The integration of Israel into wider regional arrangements—security, economic corridors, energy, and infrastructure—so that it becomes part of the regional stability equation, rather than an external actor.

Public skepticism in Arab societies often emerges when narrative-level normalization is presented as a substitute for tangible political or security outcomes, or as a replacement for unresolved conflict files.

 

The Arab Public Question: “What Has Been Achieved?”

This question is legitimate, as normalization is assessed through two distinct lenses:

State-Level Assessment

Economic interests

Technological cooperation

Security understandings

Containment of specific conflict files

Public-Level Assessment

Have wars declined?

Has stability increased?

Has daily life improved?

Has the Palestinian issue advanced or de-escalated?

The gap between these two perspectives creates a space often filled by doubt, exaggeration, or accusations.

 

Sudan and Yemen: Does Israel Have a Role, or Are Accusations Exaggerated?

Precision is essential here.
Sudan and Yemen represent long-standing arenas of internal and regional complexity, characterized by:

Local power struggles

Institutional fragmentation

Multiple regional interventions

War economies and arms networks

Like other actors, Israel may seek to manage risks, exploit opportunities, or improve strategic positioning.
However, attributing these crises to a single external actor weakens serious analysis.

BETH’s calibrated formulation:

“Multiple powers—including Israel—may have intersecting interests, but interpreting the crises of Sudan and Yemen as the result of a single actor oversimplifies reality and replaces analysis with narrative.”

 

**Does Israel View Disorder as a Security Guarantee?
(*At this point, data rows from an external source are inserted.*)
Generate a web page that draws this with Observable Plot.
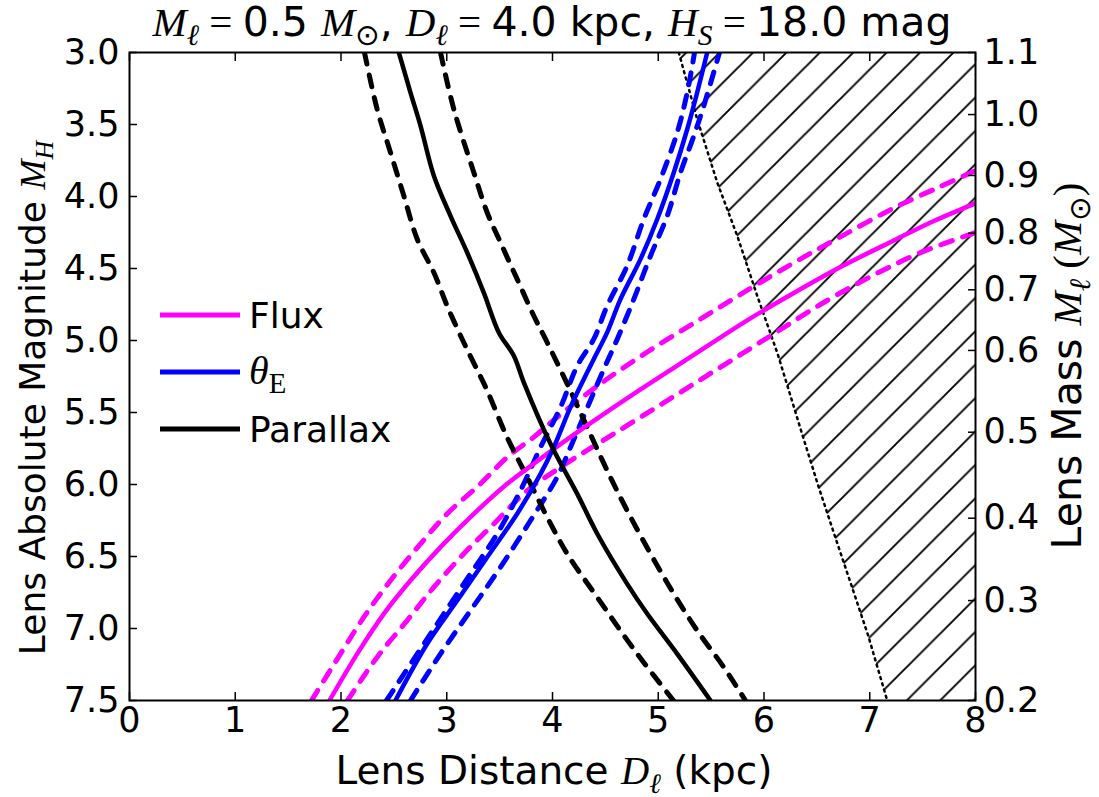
<!DOCTYPE html>
<html><head><meta charset="utf-8">
<script src="https://cdn.jsdelivr.net/npm/d3@7"></script>
<script src="https://cdn.jsdelivr.net/npm/@observablehq/plot@0.6"></script>
<style>body{margin:0;background:#fff} svg{display:block}</style>
</head><body><div id="chart"></div>
<script>
// ---- data ----
const xTicks = [0,1,2,3,4,5,6,7,8];
const yTicks = [3.0,3.5,4.0,4.5,5.0,5.5,6.0,6.5,7.0,7.5];
const massLabels = ["1.1","1.0","0.9","0.8","0.7","0.6","0.5","0.4","0.3","0.2"];
const massTickMH = [3.0,3.431,3.854,4.255,4.648,5.069,5.637,6.234,6.806,7.5];

const fluxD  = [1.891,2.153,2.405,2.657,2.941,3.256,3.572,3.823,4.076,4.328,4.832,5.336,5.841,6.282,6.723,7.228,7.606,7.984,8.0];
const fluxMH = [7.5,7.176,6.898,6.667,6.435,6.204,5.995,5.856,5.72,5.59,5.34,5.10,4.86,4.67,4.49,4.305,4.17,4.051,4.045];
const fluxHiD  = [1.721,1.995,2.216,2.468,2.752,3.004,3.319,3.572,3.823,4.044,4.454,4.896,5.336,5.778,6.282,6.723,7.228,7.669,8.0];
const fluxHiMH = [7.5,7.176,6.921,6.667,6.412,6.203,5.995,5.810,5.671,5.533,5.30,5.08,4.88,4.68,4.46,4.28,4.08,3.93,3.82];
const fluxLoD  = [2.061,2.342,2.626,2.878,3.161,3.445,3.761,4.076,4.580,5.085,5.589,6.093,6.597,7.038,7.480,8.0];
const fluxLoMH = [7.5,7.199,6.944,6.713,6.481,6.273,6.042,5.880,5.648,5.417,5.185,4.953,4.722,4.545,4.39,4.25];

const thetaD  = [2.515,2.815,3.099,3.382,3.666,3.887,4.012,4.170,4.296,4.390,4.517,4.643,4.832,4.990,5.147,5.274,5.368,5.463];
const thetaMH = [7.5,7.106,6.806,6.505,6.203,5.926,5.741,5.463,5.269,5.130,4.944,4.713,4.435,4.158,3.833,3.533,3.278,3.0];
const thetaLoD  = [2.430,2.721,2.972,3.225,3.477,3.697,3.887,4.076,4.234,4.390,4.517,4.706,4.863,5.021,5.179,5.274,5.343];
const thetaLoMH = [7.5,7.176,6.898,6.620,6.342,6.042,5.741,5.463,5.176,4.991,4.759,4.481,4.158,3.880,3.556,3.278,3.0];
const thetaHiD  = [2.657,2.941,3.225,3.508,3.792,4.044,4.170,4.485,4.612,4.769,4.927,5.085,5.211,5.337,5.431,5.579];
const thetaHiMH = [7.5,7.176,6.875,6.574,6.250,5.949,5.741,5.199,4.991,4.713,4.412,4.134,3.833,3.578,3.370,3.0];

const parD  = [2.547,2.657,2.752,2.878,3.035,3.193,3.350,3.492,3.634,3.729,3.981,4.234,4.423,4.706,4.896,5.179,5.494];
const parMH = [3.0,3.278,3.509,3.856,4.134,4.389,4.667,4.944,5.106,5.292,5.717,6.065,6.342,6.690,6.898,7.176,7.5];
const parLoD  = [2.222,2.342,2.468,2.594,2.721,2.878,3.004,3.161,3.300,3.382,3.571,3.761,3.950,4.139,4.423,4.801,5.144];
const parLoMH = [3.0,3.394,3.694,3.995,4.297,4.528,4.760,5.014,5.222,5.347,5.672,5.949,6.227,6.481,6.783,7.176,7.5];
const parHiD  = [2.941,3.067,3.256,3.382,3.508,3.666,3.823,3.950,4.139,4.328,4.517,4.706,4.927,5.147,5.368,5.620,5.825];
const parHiMH = [3.0,3.394,3.833,4.111,4.319,4.574,4.828,5.014,5.301,5.602,5.903,6.181,6.481,6.759,7.014,7.269,7.5];

const hatchD  = [5.194,5.368,5.558,5.747,5.936,6.128,6.352,6.510,6.667,6.827,6.986,7.165];
const hatchMH = [3.0,3.463,3.903,4.273,4.690,5.090,5.629,6.002,6.351,6.701,7.051,7.5];

const legendNames = ["Flux","θE","Parallax"];
const colors = {flux:"#ff00ff", theta:"#0000ff", par:"#000000"};
// ---- end data ----

const rows = (D, M) => D.map((d,i) => ({d, mh: M[i]}));
const xMax = 8;
const W = 1099, H = 797;
const SANS = "DejaVu Sans";
const SERIF = "Liberation Serif, DejaVu Serif, serif";
const TICK_FS = 35;

function curve(D, M, color, dashed) {
  return Plot.line(rows(D, M), {x:"d", y:"mh", stroke: color, strokeWidth: dashed ? 5 : 4.5,
    strokeDasharray: dashed ? "12,11" : null, curve: "catmull-rom", clip: true});
}
const massMap = new Map(massTickMH.map((v,i) => [v, massLabels[i]]));

const svg = Plot.plot({
  width: W, height: H,
  marginLeft: 129, marginRight: 124, marginTop: 52, marginBottom: 97,
  style: {fontFamily: SANS, background: "white", overflow: "visible"},
  x: {domain: [0, xMax], label: null},
  y: {domain: [7.5, 3.0], label: null},
  marks: [
    Plot.areaX(rows(hatchD, hatchMH), {y:"mh", x1:"d", x2: () => xMax, fill: "url(#hatch)", clip: true}),
    Plot.line(rows(hatchD, hatchMH), {x:"d", y:"mh", stroke:"black", strokeWidth: 2.5, strokeDasharray:"2,4.5", clip:true}),
    curve(fluxHiD, fluxHiMH, colors.flux, true),
    curve(fluxLoD, fluxLoMH, colors.flux, true),
    curve(thetaLoD, thetaLoMH, colors.theta, true),
    curve(thetaHiD, thetaHiMH, colors.theta, true),
    curve(parLoD, parLoMH, colors.par, true),
    curve(parHiD, parHiMH, colors.par, true),
    curve(fluxD, fluxMH, colors.flux, false),
    curve(thetaD, thetaMH, colors.theta, false),
    curve(parD, parMH, colors.par, false),
    // tick labels
    Plot.axisX({anchor:"bottom", ticks: xTicks, tickSize: 0, tickPadding: 7, fontSize: TICK_FS, tickFormat: d3.format("d"), label: null}),
    Plot.axisY({anchor:"left", ticks: yTicks, tickSize: 0, tickPadding: 10, fontSize: TICK_FS, tickFormat: d3.format(".1f"), label: null}),
    Plot.axisY({anchor:"right", ticks: massTickMH, tickSize: 0, tickPadding: 8, fontSize: TICK_FS, tickFormat: d => massMap.get(d), label: null}),
    // inward tick marks
    Plot.axisX({anchor:"bottom", ticks: xTicks, tickSize: 8, dy: -8, tickFormat: () => "", label: null, strokeWidth: 1.5}),
    Plot.axisX({anchor:"top", ticks: xTicks, tickSize: 8, dy: 8, tickFormat: () => "", label: null, strokeWidth: 1.5}),
    Plot.axisY({anchor:"left", ticks: yTicks, tickSize: 8, dx: 8, tickFormat: () => "", label: null, strokeWidth: 1.5}),
    Plot.axisY({anchor:"right", ticks: massTickMH, tickSize: 8, dx: -8, tickFormat: () => "", label: null, strokeWidth: 1.5}),
    Plot.frame({stroke: "black", strokeWidth: 2})
  ]
});

const s = d3.select(svg);
// hatch pattern
const defs = s.insert("defs", ":first-child");
const P = 33.4;
const pat = defs.append("pattern").attr("id","hatch").attr("patternUnits","userSpaceOnUse")
  .attr("width", P).attr("height", P).attr("patternTransform","translate(4,0)");
pat.append("path").attr("d", `M0,${P} L${P},0 M${-P/4},${P/4} L${P/4},${-P/4} M${P*3/4},${P*5/4} L${P*5/4},${P*3/4}`)
  .attr("stroke","black").attr("stroke-width",1.9).attr("fill","none");

function rich(parts, {x, y, size, anchor = "middle", rotate = 0}) {
  const t = s.append("text").attr("text-anchor", anchor).attr("font-size", size)
    .attr("font-family", SANS).attr("fill", "black")
    .attr("transform", `translate(${x},${y}) rotate(${rotate})`);
  let shift = 0;
  for (const p of parts) {
    const ts = t.append("tspan").text(p.t);
    if (p.m) ts.attr("font-family", SERIF).attr("font-style", "italic");
    if (p.r) ts.attr("font-family", SERIF);
    const target = p.sub ? size * 0.22 : 0;
    if (p.sub) ts.attr("font-size", size * 0.72);
    if (target !== shift) { ts.attr("dy", target - shift); shift = target; }
  }
  return t;
}
// title
rich([{t:"M",m:1},{t:"ℓ",m:1,sub:1},{t:" = ",r:1},{t:"0.5 "},{t:"M",m:1},{t:"⊙",sub:1},
      {t:", "},{t:"D",m:1},{t:"ℓ",m:1,sub:1},{t:" = ",r:1},{t:"4.0 kpc, "},
      {t:"H",m:1},{t:"S",m:1,sub:1},{t:" = ",r:1},{t:"18.0 mag"}],
     {x: 552, y: 36, size: 41});
// x label
rich([{t:"Lens Distance "},{t:"D",m:1},{t:"ℓ",m:1,sub:1},{t:" (kpc)"}], {x: 554, y: 784, size: 39});
// left label
rich([{t:"Lens Absolute Magnitude "},{t:"M",m:1},{t:"H",m:1,sub:1}], {x: 45, y: 398, size: 36, rotate: -90});
// right label
rich([{t:"Lens Mass "},{t:"M",m:1},{t:"ℓ",m:1,sub:1},{t:" (",r:1},{t:"M",m:1},{t:"⊙",sub:1},{t:")",r:1}],
     {x: 1081, y: 366, size: 41, rotate: -90});

// legend
const lg = s.append("g");
const lgColors = [colors.flux, colors.theta, colors.par];
legendNames.forEach((name, i) => {
  const yy = 315 + i * 57;
  lg.append("line").attr("x1",160).attr("x2",240).attr("y1",yy).attr("y2",yy)
    .attr("stroke", lgColors[i]).attr("stroke-width", 5);
  if (name === "θE") {
    rich([{t:"θ",m:1},{t:"E",r:1,sub:1}], {x: 249, y: yy + 12, size: 40, anchor: "start"});
  } else {
    rich([{t:name}], {x: 249, y: yy + 13, size: 36, anchor: "start"});
  }
});

document.getElementById("chart").appendChild(svg);
</script></body></html>
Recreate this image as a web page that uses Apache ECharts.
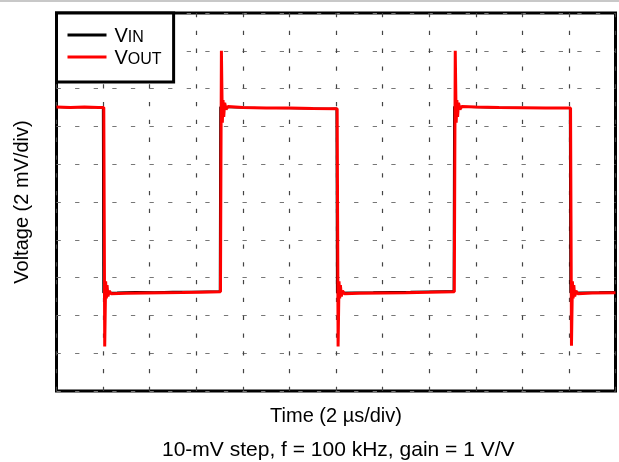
<!DOCTYPE html>
<html>
<head>
<meta charset="utf-8">
<script src="https://cdn.jsdelivr.net/npm/echarts/dist/echarts.min.js"></script>
<style>
html, body { margin: 0; padding: 0; background: #fff; }
#chart { width: 619px; height: 462px; }
</style>
</head>
<body>
<div id="chart"></div>
<script>
// time in us, voltage in mV (2 us/div, 2 mV/div)
var vinPoints = [
    [0, 15.03], [0.5, 15.0], [1.0, 15.03], [1.5, 15.0], [1.99, 15.02],
    [2.01, 5.2], [2.6, 5.21], [3.4, 5.24], [4.2, 5.22], [5.0, 5.25], [5.8, 5.25], [6.5, 5.27], [7.01, 5.28],
    [7.03, 15.02], [7.8, 15.0], [8.6, 14.98], [9.4, 14.97], [10.2, 14.96], [11.0, 14.95], [11.7, 14.94], [12.02, 14.95],
    [12.04, 5.2], [12.8, 5.21], [13.6, 5.22], [14.4, 5.24], [15.2, 5.25], [16.0, 5.27], [16.7, 5.28], [17.05, 5.28],
    [17.07, 15.04], [17.8, 15.02], [18.6, 15.0], [19.4, 14.99], [20.2, 14.98], [21.0, 14.97], [21.6, 14.97], [22.04, 14.98],
    [22.06, 5.2], [22.6, 5.21], [23.3, 5.22], [24, 5.24]
];
var voutPoints = [
    [0, 15.02], [0.6, 15.0], [1.2, 15.02], [1.8, 15.0], [2.03, 15.0],
    [2.05, 9.0], [2.07, 2.35], [2.09, 2.4], [2.11, 5.8], [2.14, 4.9], [2.17, 5.6], [2.21, 5.0], [2.26, 5.3], [2.34, 5.15],
    [3.0, 5.17], [3.8, 5.19], [4.6, 5.2], [5.4, 5.21], [6.2, 5.23], [7.04, 5.25],
    [7.06, 12.0], [7.08, 18.0], [7.10, 17.9], [7.12, 14.2], [7.15, 15.4], [7.18, 14.5], [7.22, 15.25], [7.28, 14.9], [7.36, 15.05],
    [8.0, 15.0], [9.0, 14.98], [10.0, 14.97], [11.0, 14.95], [12.05, 14.94],
    [12.07, 9.0], [12.09, 2.35], [12.11, 2.4], [12.13, 5.8], [12.16, 4.9], [12.19, 5.6], [12.23, 5.0], [12.28, 5.3], [12.36, 5.15],
    [13.0, 5.17], [14.0, 5.19], [15.0, 5.2], [16.0, 5.22], [17.08, 5.25],
    [17.10, 12.0], [17.12, 18.0], [17.14, 17.9], [17.16, 14.2], [17.19, 15.4], [17.22, 14.5], [17.26, 15.25], [17.32, 14.9], [17.40, 15.05],
    [18.0, 15.02], [19.0, 15.0], [20.0, 14.99], [21.0, 14.98], [22.07, 14.97],
    [22.09, 9.0], [22.11, 2.4], [22.13, 2.45], [22.15, 5.8], [22.18, 4.9], [22.21, 5.6], [22.25, 5.0], [22.30, 5.3], [22.38, 5.15],
    [23.0, 5.18], [24.0, 5.2]
];
var seriesNames = ['VIN', 'VOUT'];
var seriesColors = ['#000000', '#ff0000'];
var xTitle = 'Time (2 \u00b5s/div)';
var yTitle = 'Voltage (2 mV/div)';
var caption = '10-mV step, f = 100 kHz, gain = 1 V/V';

var font = '"Liberation Sans", Arial, sans-serif';
var chart = echarts.init(document.getElementById('chart'));

chart.setOption({
    animation: false,
    title: {
        text: caption,
        left: 162,
        top: 440,
        padding: 0,
        textStyle: { fontSize: 21, fontWeight: 'normal', color: '#000', fontFamily: font }
    },
    graphic: [{
        type: 'line',
        shape: { x1: 0, y1: 1, x2: 619, y2: 1 },
        style: { stroke: '#c8c8c8', lineWidth: 2 }
    }],
    legend: {
        data: seriesNames,
        orient: 'vertical',
        align: 'left',
        left: 56.5,
        top: 13,
        padding: [13, 12, 14, 11],
        itemGap: 2,
        itemWidth: 39,
        itemHeight: 3,
        icon: 'rect',
        selectedMode: false,
        backgroundColor: '#fff',
        borderColor: '#000',
        borderWidth: 3,
        formatter: function(name) {
            return '{v|V}{s|' + name.slice(1) + '}';
        },
        textStyle: {
            fontFamily: font,
            fontSize: 20,
            color: '#000',
            rich: {
                v: { fontSize: 20, lineHeight: 22, verticalAlign: 'bottom', padding: [0, 0, 0, 3], fontFamily: font },
                s: { fontSize: 16, lineHeight: 15, verticalAlign: 'bottom', fontFamily: font }
            }
        }
    },
    grid: {
        left: 56.5,
        top: 13,
        right: 3.5,
        bottom: 71,
        show: true,
        borderColor: '#000',
        borderWidth: 3,
        backgroundColor: '#fff'
    },
    xAxis: {
        type: 'value',
        min: 0,
        max: 24,
        interval: 2,
        name: xTitle,
        nameLocation: 'middle',
        nameGap: 15,
        nameTextStyle: { fontSize: 20, color: '#000', fontFamily: font },
        axisLine: { show: false },
        axisTick: { show: false },
        axisLabel: { show: false },
        splitLine: {
            show: true,
            lineStyle: { color: '#444', width: 1.2, type: [4.3, 13.5] }
        }
    },
    yAxis: {
        type: 'value',
        min: 0,
        max: 20,
        interval: 2,
        name: yTitle,
        nameLocation: 'middle',
        nameGap: 24,
        nameTextStyle: { fontSize: 20, color: '#000', fontFamily: font },
        axisLine: { show: false },
        axisTick: { show: false },
        axisLabel: { show: false },
        splitLine: {
            show: true,
            lineStyle: { color: '#777', width: 1.2, type: [4.3, 14.3] }
        }
    },
    series: [{
        name: seriesNames[0],
        type: 'line',
        data: vinPoints,
        showSymbol: false,
        symbol: 'none',
        color: seriesColors[0],
        lineStyle: { width: 2, color: seriesColors[0] }
    }, {
        name: seriesNames[1],
        type: 'line',
        data: voutPoints,
        showSymbol: false,
        symbol: 'none',
        color: seriesColors[1],
        lineStyle: { width: 3, color: seriesColors[1] }
    }]
});
</script>
</body>
</html>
And Where Do Normalizing States Stand in This Equation?**

Realist security theory suggests that some states may prefer weakened neighbors as a buffer.
Yet deeper strategic thinking reaches the opposite conclusion:
Disorder generates threats that are difficult to control.

Thus, the more accurate question is not whether Israel seeks disorder, but rather:
Can Israel bear the cost of disorder if it emerges—and can it effectively manage its consequences?

Here lies a critical paradox:
Prolonged instability risks producing new generations that are more radicalized, more hostile, and less containable.

 

Is Regional Reshaping Easy for the United States and Israel?

Most likely: No.

For two reasons:

The region is not a chessboard controlled by a single player

Local actors possess independent interests and agency

What is feasible is repositioning—forging agreements, establishing economic corridors, and neutralizing select risks.
Comprehensive regional redesign, however, requires rare historical conditions.

 

Where Does BETH Stand? (A Balanced Strategic Conclusion)

Normalization is a political instrument, not a moral guarantee

Israel, as a state, seeks security, influence, and regional integration—consistent with state logic

Some security strategies may aim to weaken or neutralize adversaries, but disorder is rarely a sustainable or intelligent option

Crises such as Sudan and Yemen are too complex to be attributed to a single external actor

The key regional question is not “Who is to blame?”
but rather: What makes certain arenas structurally vulnerable to ignition in the first place?

Because internal fragility is what ultimately enables external influence.

 

Closing Question of Awareness

If the Arab citizen asks, “What is Israel’s role?”
The parallel question that must not be overlooked is:
What made parts of the region structurally fragile enough to become arenas for proxy conflict?

Here begins analysis that serves awareness—not anger.

 

Conclusion | BETH

Policies of fear and intimidation may succeed temporarily,
but they fail strategically.

What proves more effective is managing awareness, not breaking will.
Smart transparency lasts longer than coercion,
and partnership in meaning produces stability—not a delayed explosion.

And in the logic of states and societies:
Those who convince people do not need to frighten them.